If you aren’t vegan you can’t
play a meaningful part in animal liberation, let alone the awakening of
non-violent consciousness.
If you’re a kind and gentle
person but have had to rule yourself out of the ‘liberation process’, you might
feel marooned without any meaning left in life, simply because you continue to
act against your own best instincts, as if you are subservient to The System.

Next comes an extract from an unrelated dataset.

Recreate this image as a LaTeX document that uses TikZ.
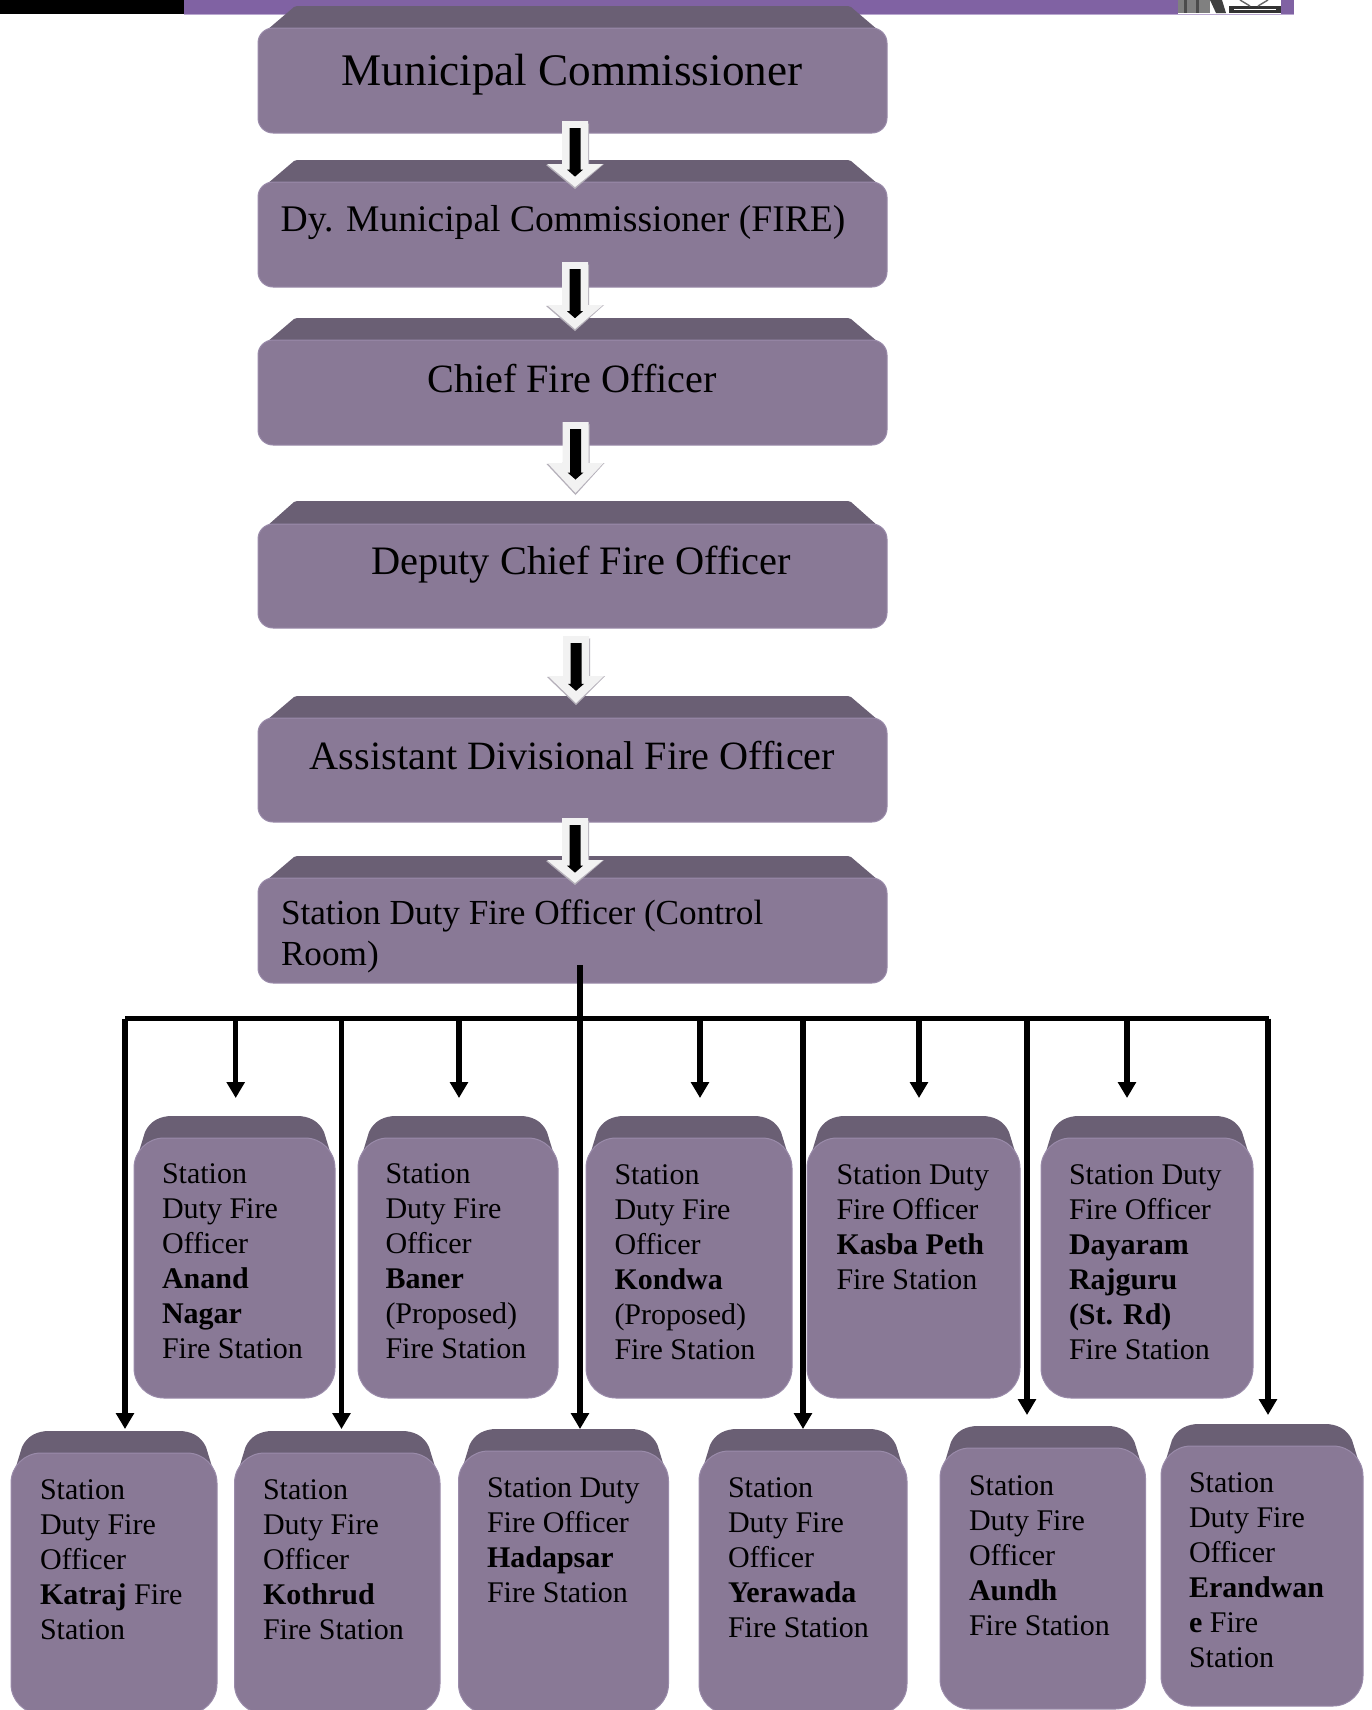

If we can’t leave animal food
alone and if we’re unable to condemn it because we also condone it, we’re
effectively hand-tied. Most people are
still falling into the arms of what they know best, the-traditional-way, the
common practice. It leaves us without
any escape, without any realistic future prospect of being able to expound on
how the future should be. We can
only divert ourselves with entertainment
and eating.
The energy expended on
seeking pleasure could be used to help end waste and cruelty. But by doggedly remaining an omnivore, we
block any better source of satisfaction. If we don’t advocate for animals (and we at
least owe them that!) we’re effectively taking the part of ‘gaoler’. We exchange ethics for enjoyment. We retreat into the juvenile state, forever
searching for fun, which is a poor substitute for meaningful, passionate and ethical
activity.
Imagine then, at the end of
each day, having a different sort of feeling - a feeling that we couldn’t have
done better with our day, not only by lessening our carbon footprint but also
by doing whatever we can to minimise harm.